Student activist works to hold Brazilian companies accountable

Author: Alice Culp

Fernanda Gianesella Bertolaccini wants her voice to be heard.

An activist in her native Brazil, Bertolaccini focuses on how private companies comply with voluntary sustainability standards and how they are held accountable for them. She also looks at the effect these regulations have on vulnerable populations. It is the focus of her Ph.D. dissertation at Brazil’s São Paulo University School of Law.

“I don’t think law has any use for me if it doesn’t have an impact,” she said. “I’m an activist on feminism and LGBTQ issues, and that more than once has been a hindrance for people to accept my skills in trade and sustainability.”

Her Ph.D. program encourages students to enrich their knowledge abroad and allows them to earn two separate diplomas. She chose to do an LL.M. at Notre Dame Law School because the U.S. is in the forefront of sustainability regulations, and she was already familiar with the work of some professors at the University of Notre Dame.

Bertolaccini used papers on international human rights law written by Douglass Cassel, a professor emeritus at Notre Dame Law School, in her previous work at the Center for Global Trade and Investment, a think tank at the Getulio Vargas Foundation in Brazil. She also used papers that the Rev. Oliver Williams, C.S.C., an associate professor of management at the Mendoza College of Business, wrote about social corporate responsibility.

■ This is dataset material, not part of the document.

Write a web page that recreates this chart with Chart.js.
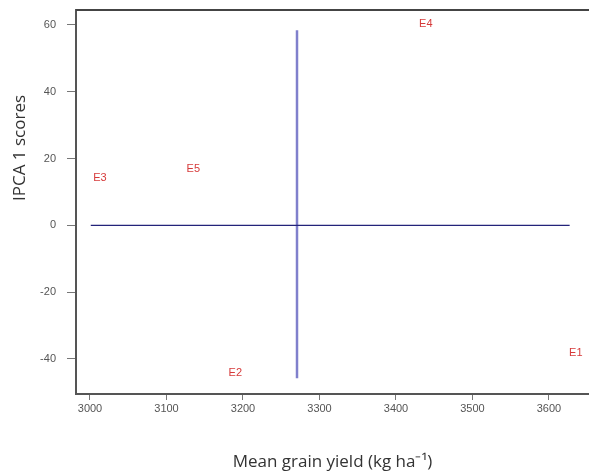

Fernanda 2Fernanda Gianesella Bertolaccini, an LL.M. student at Notre Dame Law School, center, chats with her fellow students in the Law School’s Commons. Alicia Sachau/Notre Dame Law School.

The LL.M. program is based at Notre Dame Law School, but students in the program are able to take advantage of other opportunities on campus.

When she arrived at Notre Dame, Bertolaccini was thrilled to discover Diane Desierto, another scholar whom she had been following, was also at Notre Dame. Desierto, an associate professor of human rights law and global affairs, joined the Keough School of Global Affairs in August. Bertolaccini has taken two classes with Desierto, and the experience has been an enriching one.

“She is the core of my research,” Bertolaccini said. “I was trying to understand how to separate good sustainability standards that are enacted by non-government institutions like fair trade, Fair for Life certification, and coffee standards, from trade-restrictive or misleading ones” she said. “But after I came here and came in contact with the Notre Dame scholarship, it’s changed my perspective to a more systematic approach.”

But her experience at the University goes deeper than academics, she said.

“It’s not just amazing fuel for the mind. It was a very unexpected and overwhelming sense of belonging. You find people here who are passionate, who want to make an impact. I guess that’s why I felt a very interesting feeling when I came back to campus in January,” she said. “I felt like I was coming back home.”

Bertolaccini’s time at Notre Dame has helped her knit together her interests in activism and law. She hopes to continue the process through an internship with the United Nations Global Compact, which is an initiative that deals with educating and creating a culture of sustainability at all levels of private companies. She worked with the Global Compact indirectly in Brazil to translate one of its assessment tools that helps private companies assess their level of gender equality in the workplace.

When she returns to Brazil, she knows these experiences will help to amplify her voice.

“Having an LL.M. not only allows me to practice in the U.S. It greatly increases the value of my opinion in my market,” she said. “I want to keep on speaking and I want people to keep on listening. If I want to break precious windows, I have to have precious stones.”